The floorboards creaked as Tso inched toward the door. She could hear someone groaning. That meant he—Farhad—was alive. She heard a crash, the sound of feet, a body, and then the smack of a head hitting the floor. She jumped back. She would return to Grossman’s apartment and make her go in and see what had happened. Her heart outraced the lazy beat of the eighties party music that had followed Leonard Cohen. Tso spotted Grossman at the far end of the living room, her glass full of ice.
Tso needed to get to her, but the people in the room—and the jovial, tipsy mood within it—made that distance feel impassable. She edged around the wall toward Grossman as the game of Werewolf finally concluded. The remaining participants opened their eyes. The final innocent villager had been killed, and one party-goer, the remaining werewolf, still looked circumspect. “I warned everyone,” one of previously eliminated players complained. “But now we’re all dead.”
5.
Rieux and his mother had returned to his condo when he saw his first victim of the disease.
At the airport, Rieux’s mother waited for him at the arrivals area, her Burberry jacket, handed down from her daughter, folded over her arm. He apologized for being late, but she had just come through the exit after waiting for a half hour for her bag to arrive on the conveyor belt. She only had her carry-on. “I got dizzy looking for it,” she said. “Please, Son, will you help me speak to the airline?”

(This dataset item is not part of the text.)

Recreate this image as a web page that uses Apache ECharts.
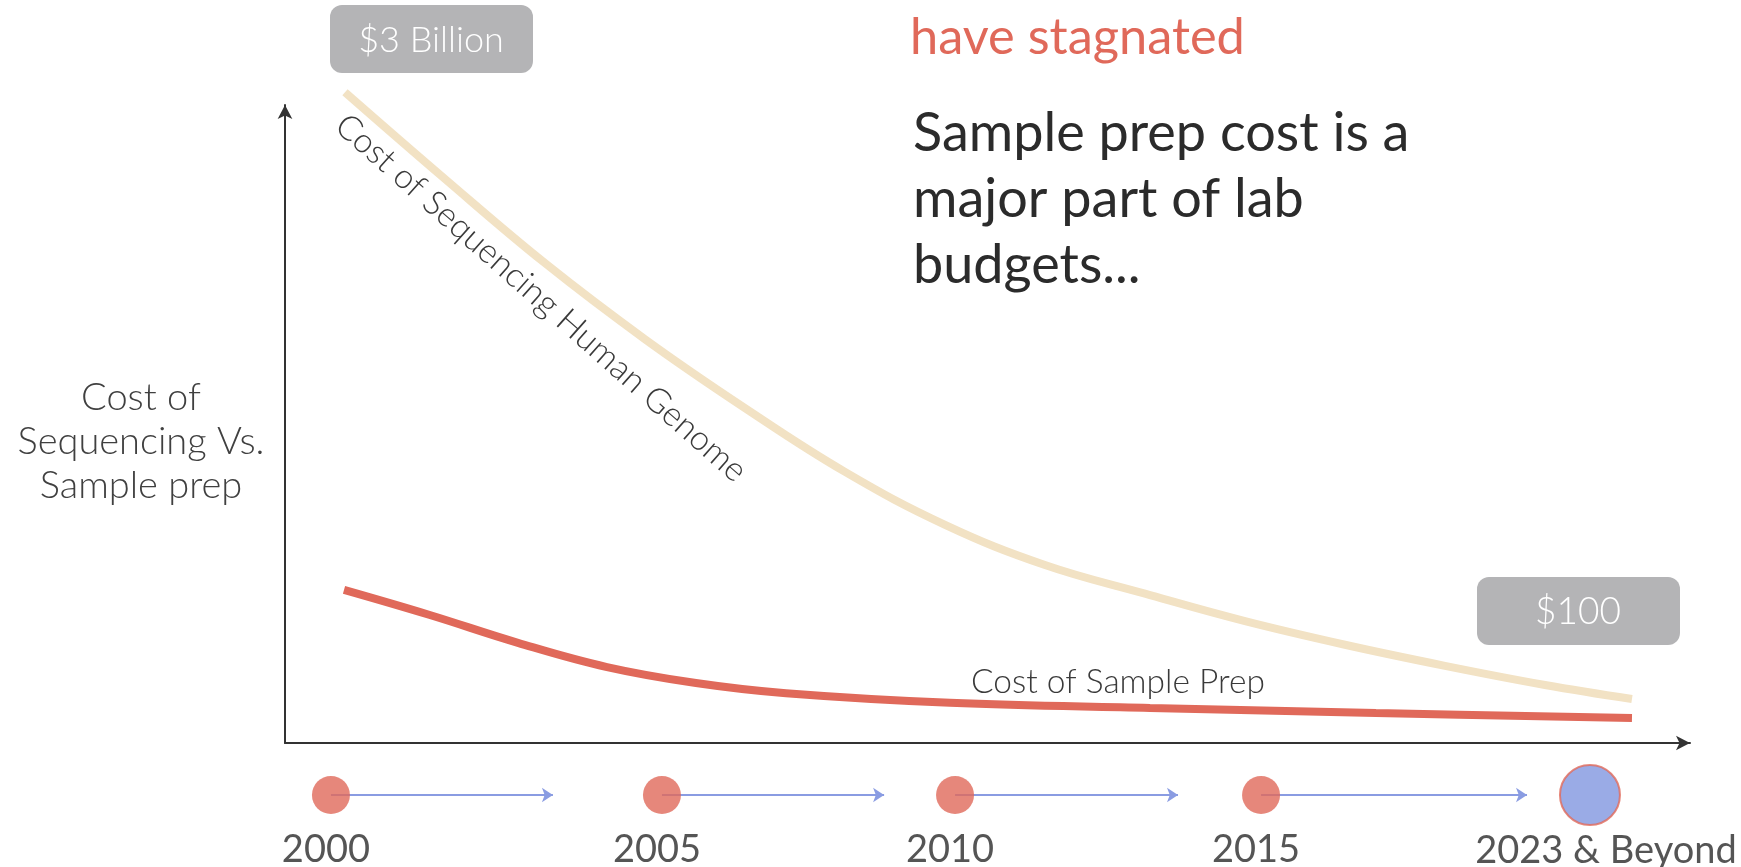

The man behind the desk at the counter said that all the luggage had been unloaded and claimed. “It’s possible that the bag has been stolen,” he told them. “It happens rarely. Do you have insurance?”

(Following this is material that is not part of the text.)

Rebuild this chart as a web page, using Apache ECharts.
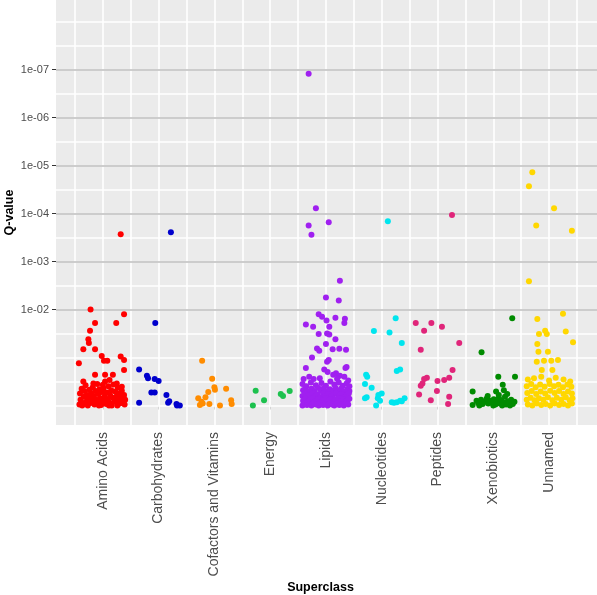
<!DOCTYPE html>
<html>
<head>
<meta charset="utf-8">
<script src="https://cdn.jsdelivr.net/npm/echarts@6/dist/echarts.min.js"></script>
<style>html,body{margin:0;padding:0;background:#fff}#c{width:597px;height:595px}</style>
</head>
<body>
<div id="c"></div>
<script>
// Categories (superclasses)
const categories = ['Amino Acids','Carbohydrates','Cofactors and Vitamins','Energy','Lipids','Nucleotides','Peptides','Xenobiotics','Unnamed'];
// y tick positions (-log10 Q) and labels
const yTickValues = [2,3,4,5,6,7];
const yTickLabels = ['1e-02','1e-03','1e-04','1e-05','1e-06','1e-07'];
// Points: [jitter offset from category centre, -log10(Q-value)]
const aminoAcids = [[0.32,3.57],[-0.22,2.00],[-0.14,1.72],[0.24,1.72],[0.38,1.90],[-0.23,1.56],[-0.26,1.38],[-0.25,1.30],[-0.35,1.17],[-0.14,1.17],[-0.43,0.88],[-0.02,1.03],[0.02,0.93],[0.08,0.93],[0.32,1.02],[0.38,0.95],[0.38,0.74],
 [-0.14,0.64],[0.04,0.64],[0.18,0.64],[0.12,0.53],[0.25,0.46],[0.34,0.39],[-0.35,0.50],[-0.17,0.46],[0.00,0.43],[0.37,0.18],
 [-0.42,0.02],[-0.40,0.12],[-0.41,0.25],[-0.38,0.35],[-0.36,0.05],[-0.34,0.18],[-0.33,0.30],[-0.31,0.42],[-0.30,0.08],[-0.28,0.22],[-0.27,0.00],[-0.25,0.14],[-0.24,0.33],[-0.22,0.05],[-0.21,0.26],[-0.19,0.10],[-0.18,0.38],[-0.16,0.20],[-0.15,0.02],[-0.13,0.30],[-0.12,0.12],[-0.10,0.45],[-0.09,0.06],[-0.08,0.24],[-0.06,0.34],[-0.05,0.15],[-0.03,0.01],[-0.02,0.28],[0.00,0.09],[0.01,0.36],[0.03,0.19],[0.04,0.50],[0.06,0.03],[0.07,0.27],[0.09,0.13],[0.10,0.40],[0.12,0.06],[0.13,0.22],[0.15,0.32],[0.16,0.00],[0.18,0.16],[0.19,0.44],[0.21,0.08],[0.22,0.29],[0.24,0.11],[0.25,0.20],[0.27,0.37],[0.28,0.03],[0.30,0.25],[0.31,0.14],[0.33,0.05],[0.34,0.31],[0.36,0.10],[0.38,0.22],[0.39,0.02],[0.40,0.12],[-0.37,0.00],[-0.07,0.00],[0.11,0.00],[0.26,0.00],[-0.20,0.17],[0.05,0.14]];
const carbohydrates = [[0.22,3.61],[-0.06,1.72],[-0.35,0.75],[-0.21,0.62],[-0.19,0.57],[-0.07,0.55],[0.00,0.51],[-0.13,0.27],[-0.07,0.27],[0.14,0.22],[0.19,0.09],[0.17,0.06],[0.32,0.03],[0.38,0.00],[0.33,0.00],[-0.35,0.06]];
const cofactors = [[-0.22,0.93],[-0.04,0.56],[0.00,0.38],[0.01,0.33],[0.21,0.35],[-0.11,0.28],[-0.16,0.17],[-0.29,0.15],[-0.23,0.08],[-0.26,0.01],[-0.21,0.04],[-0.09,0.03],[0.10,0.00],[0.30,0.11],[0.31,0.03]];
const energy = [[-0.26,0.31],[-0.11,0.11],[-0.31,0.00],[0.19,0.24],[0.23,0.20],[0.35,0.30]];
const lipids = [[-0.31,6.91],[-0.18,4.11],[0.05,3.82],[-0.31,3.75],[-0.26,3.56],[0.25,2.60],[0.00,2.25],[0.23,2.19],[-0.13,1.90],[-0.07,1.85],[-0.36,1.69],[-0.23,1.64],[0.01,1.77],[0.17,1.83],[0.34,1.81],[0.33,1.72],[0.06,1.64],[-0.13,1.49],[0.02,1.50],[0.06,1.48],[0.17,1.38],[0.00,1.28],[-0.16,1.19],[-0.12,1.14],[0.12,1.17],[0.24,1.18],[0.36,1.16],[-0.25,1.00],[0.02,0.91],[0.05,0.95],[-0.36,0.78],[-0.03,0.75],[0.35,0.78],[0.37,0.80],[0.03,0.70],[0.18,0.67],[0.25,0.62],
 [-0.40,0.55],[-0.30,0.60],[-0.22,0.55],[-0.11,0.57],[0.13,0.64],[0.33,0.60],[0.40,0.52],[0.20,0.56],
 [-0.42,0.45],[-0.35,0.40],[-0.27,0.48],[-0.18,0.42],[-0.08,0.47],[0.00,0.41],[0.08,0.50],[0.15,0.44],[0.23,0.48],[0.30,0.41],[0.37,0.46],[0.42,0.40],
 [-0.41,0.32],[-0.37,0.36],[-0.31,0.29],[-0.26,0.35],[-0.20,0.30],[-0.14,0.37],[-0.09,0.31],[-0.04,0.36],[0.02,0.29],[0.07,0.34],[0.12,0.30],[0.17,0.37],[0.22,0.31],[0.27,0.35],[0.32,0.29],[0.38,0.34],[0.42,0.30],
 [-0.42,0.20],[-0.38,0.24],[-0.34,0.18],[-0.29,0.22],[-0.24,0.26],[-0.19,0.19],[-0.15,0.23],[-0.10,0.17],[-0.05,0.25],[-0.01,0.20],[0.04,0.24],[0.09,0.18],[0.13,0.22],[0.18,0.26],[0.23,0.19],[0.28,0.23],[0.33,0.17],[0.37,0.21],[0.41,0.25],
 [-0.41,0.10],[-0.37,0.14],[-0.33,0.08],[-0.28,0.12],[-0.23,0.15],[-0.19,0.09],[-0.14,0.13],[-0.10,0.07],[-0.05,0.11],[0.00,0.15],[0.04,0.09],[0.08,0.13],[0.13,0.07],[0.17,0.12],[0.22,0.15],[0.26,0.09],[0.31,0.13],[0.35,0.08],[0.39,0.11],[0.42,0.14],
 [-0.42,0.00],[-0.38,0.04],[-0.34,0.01],[-0.30,0.03],[-0.26,0.00],[-0.22,0.05],[-0.18,0.02],[-0.13,0.00],[-0.09,0.04],[-0.05,0.01],[-0.01,0.03],[0.03,0.00],[0.07,0.05],[0.11,0.02],[0.15,0.00],[0.20,0.04],[0.24,0.01],[0.28,0.03],[0.32,0.00],[0.36,0.05],[0.40,0.02]];
const nucleotides = [[0.11,3.84],[0.25,1.82],[-0.14,1.55],[0.14,1.52],[0.36,1.30],[0.27,0.72],[0.33,0.75],[-0.28,0.64],[-0.26,0.60],[-0.30,0.45],[-0.18,0.37],[-0.06,0.22],[0.00,0.25],[-0.27,0.17],[-0.30,0.15],[-0.07,0.15],[-0.03,0.10],[-0.10,0.00],[0.18,0.07],[0.27,0.07],[0.36,0.09],[0.41,0.15],[0.33,0.10],[0.22,0.06]];
const peptides = [[0.26,3.97],[-0.39,1.72],[-0.11,1.72],[-0.24,1.56],[0.08,1.64],[0.39,1.30],[-0.30,1.16],[0.27,0.74],[0.21,0.58],[0.12,0.53],[0.00,0.51],[-0.19,0.58],[-0.24,0.55],[-0.27,0.46],[-0.30,0.41],[-0.01,0.30],[-0.33,0.23],[0.21,0.18],[-0.12,0.11],[0.19,0.03]];
const xenobiotics = [[0.34,1.82],[-0.21,1.11],[0.09,0.60],[0.39,0.60],[-0.37,0.29],[0.17,0.43],[0.19,0.32],[0.05,0.29],[0.25,0.24],[-0.37,0.01],
 [-0.30,0.10],[-0.27,0.05],[-0.22,0.12],[-0.19,0.03],[-0.15,0.08],[-0.12,0.14],[-0.09,0.04],[-0.05,0.10],[-0.02,0.06],[0.01,0.13],[0.04,0.02],[0.07,0.09],[0.10,0.15],[0.12,0.04],[0.15,0.11],[0.18,0.06],[0.21,0.18],[0.23,0.02],[0.26,0.09],[0.29,0.05],[0.32,0.12],[0.35,0.03],[0.38,0.08],[-0.25,0.00],[0.00,0.00],[0.16,0.00],[0.30,0.00],[-0.10,0.20],[0.10,0.22]];
const unnamed = [[-0.30,4.86],[-0.36,4.57],[0.09,4.11],[-0.23,3.75],[0.41,3.64],[-0.36,2.59],[0.25,1.91],[-0.21,1.80],[-0.07,1.56],[-0.04,1.49],[0.30,1.54],[-0.18,1.49],[0.43,1.32],[-0.21,1.28],[-0.19,1.12],[-0.02,1.12],[-0.22,0.91],[-0.09,0.93],[0.04,0.93],[0.16,0.95],[0.06,0.74],[-0.13,0.74],
 [-0.38,0.54],[-0.27,0.57],[-0.14,0.60],[0.00,0.52],[0.26,0.54],[0.38,0.50],[0.12,0.58],
 [-0.40,0.40],[-0.32,0.45],[-0.24,0.38],[-0.16,0.44],[-0.08,0.39],[0.01,0.45],[0.09,0.40],[0.17,0.43],[0.25,0.38],[0.33,0.44],[0.40,0.39],
 [-0.39,0.26],[-0.31,0.30],[-0.23,0.24],[-0.15,0.29],[-0.07,0.25],[0.02,0.31],[0.10,0.26],[0.18,0.30],[0.26,0.24],[0.34,0.29],[0.41,0.25],
 [-0.40,0.12],[-0.33,0.16],[-0.26,0.11],[-0.18,0.15],[-0.10,0.12],[-0.02,0.17],[0.06,0.11],[0.14,0.16],[0.22,0.12],[0.30,0.17],[0.37,0.11],[0.42,0.15],
 [-0.38,0.02],[-0.30,0.00],[-0.22,0.04],[-0.14,0.01],[-0.06,0.03],[0.02,0.00],[0.10,0.04],[0.18,0.01],[0.26,0.03],[0.34,0.00],[0.41,0.04]];

const groups = [aminoAcids, carbohydrates, cofactors, energy, lipids, nucleotides, peptides, xenobiotics, unnamed];
const colors = ['#FF0000','#0000CD','#FF8C00','#1DC14E','#A020F0','#00E5EE','#E0257A','#008B00','#FFD700'];

// background grid line positions (ggplot-style)
const vGrid = []; for (let i = 1; i <= 19; i++) vGrid.push(i / 2);
const hGrid = []; for (let i = 0; i <= 16; i++) hGrid.push(i / 2);

const chart = echarts.init(document.getElementById('c'), null, {renderer: 'canvas'});
const font = '"Liberation Sans", Arial, sans-serif';

const series = [{
  type: 'scatter', data: [], silent: true, z: 1,
  markLine: {
    silent: true, symbol: 'none', z: 1, animation: false,
    label: {show: false},
    data: vGrid.map(v => ({xAxis: v, lineStyle: {color: '#FFFFFF', width: 1.6, type: 'solid'}}))
      .concat(hGrid.map(v => ({yAxis: v, lineStyle: {color: '#FFFFFF', width: 1.6, type: 'solid'}})))
      .concat(yTickValues.map(v => ({yAxis: v, lineStyle: {color: '#BDBDBD', width: 1.6, type: 'solid'}})))
  }
}];
groups.forEach((g, i) => {
  series.push({
    type: 'scatter', name: categories[i], z: 3,
    symbol: 'circle', symbolSize: 6,
    itemStyle: {color: colors[i], opacity: 1},
    data: g.map(p => [i + 1 + p[0], p[1]])
  });
});

chart.setOption({
  animation: false,
  backgroundColor: '#FFFFFF',
  grid: {left: 56, right: 0, top: 0, bottom: 170, show: true, backgroundColor: '#EBEBEB', borderWidth: 0, containLabel: false, outerBoundsMode: 'none'},
  xAxis: {
    type: 'value', min: 0.16, max: 9.86,
    name: 'Superclass', nameLocation: 'middle', nameGap: 156, nameMoveOverlap: false,
    nameTextStyle: {fontFamily: font, fontWeight: 'bold', fontSize: 12.5, color: '#000', padding: [0, 12, 0, 0]},
    axisLine: {show: false},
    splitLine: {show: false},
    axisTick: {show: true, customValues: [1,2,3,4,5,6,7,8,9], length: 4, lineStyle: {color: '#333', width: 1}},
    axisLabel: {show: true, customValues: [1,2,3,4,5,6,7,8,9], rotate: 90, margin: 7,
      formatter: v => categories[Math.round(v) - 1] || '',
      fontFamily: font, fontSize: 14, color: '#4D4D4D'}
  },
  yAxis: {
    type: 'value', min: -0.406, max: 8.448,
    name: 'Q-value', nameLocation: 'middle', nameGap: 40, nameRotate: 90, nameMoveOverlap: false,
    nameTextStyle: {fontFamily: font, fontWeight: 'bold', fontSize: 12.5, color: '#000'},
    axisLine: {show: false},
    splitLine: {show: false},
    axisTick: {show: true, customValues: yTickValues, length: 4, lineStyle: {color: '#333', width: 1}},
    axisLabel: {show: true, customValues: yTickValues, margin: 7,
      formatter: v => yTickLabels[yTickValues.indexOf(Math.round(v))] || '',
      fontFamily: font, fontSize: 11, color: '#4D4D4D'}
  },
  series: series
});
</script>
</body>
</html>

Mrs Rieux looked at her son in dismay and tugged the sleeve of his fleece jacket. It saddened him that his mother, once a woman who instilled fear among landlords, bureaucrats, and plumbers—as fearless as she was obsequious to her employers and the relatives who gave her money for her children’s school expenses and tuition—now seemed so small and looked to him to make things better. Dr Rieux puffed out his chest and told him that airport security needed improvement. He gave the man his address and contact information should the luggage turn up.
“You’ve aged,” she told him when they were in the cab. “That’s good. Your patients will take you more seriously. That’s not a bad thing. You look more like your father every day.”

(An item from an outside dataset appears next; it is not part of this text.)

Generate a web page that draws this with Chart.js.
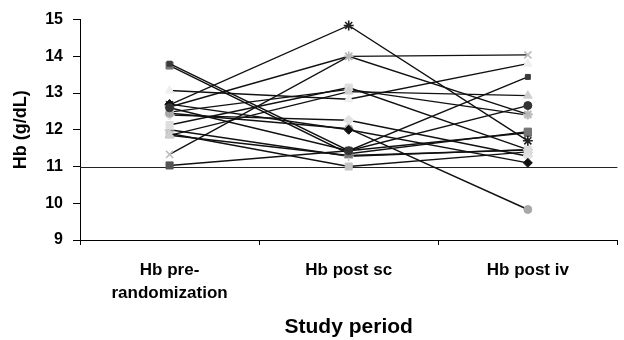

Rieux’s father was only a half decade older than he was now—thirty-six—when he had been killed in a car crash. Rieux was five when his father died, old enough to have memories of him, though few remained—the sense of his father’s moustache across his cheek was one of them. His father had been a doctor too, although Rieux had made no effort to emulate
him. He’d passed on to his only son his hair, his slight stature, and according to Mrs Rieux, his taste for argument.
Mrs Rieux herself was a devout Catholic who believed in reincarnation. She saw joy in patterns and was the kind of person who, while eating a meal, was reminded of some place she’d visited as a child and would tell you all about it. She sometimes believed that the strangers she spoke to were dead relatives reborn. As she grew older, she became even more fanciful.
“Elyse sends her regards,” Rieux offered.
“It makes me so sad for you two.” She dabbed her eyes with a tissue. “When I look at her Facebook profile and see her most recent shots, it’s like a light being dimmed.”
“She’s optimistic about this … treatment,” he said. “What’s important is that she remains positive.”
“Have you eaten?” she asked.
He’d conscientiously avoided dinner. Mrs Rieux would cook and clean while she was here. In Hong Kong, she was waited on by a Filipina helper hired by his older sister. When they arrived at his house, Mrs Rieux swept immediately into the kitchen before she even washed her face and wrapped an apron around her waist. Rieux set her jacket and handbag on the bed in the spare room where he would have taken her suitcase. It was the better room, with a mountain view, the one they had set aside for a nursery.
The phone rang. It was the seldom-used land line, a number called only by telemarketers and the woman who was now in the kitchen. “I am fine, Dr Rieux,” a voice announced.
“Mr Santos?” Rieux asked.
“Do not worry about me,” Mr Santos said. His breathing was heavy. “My wife worries too much.”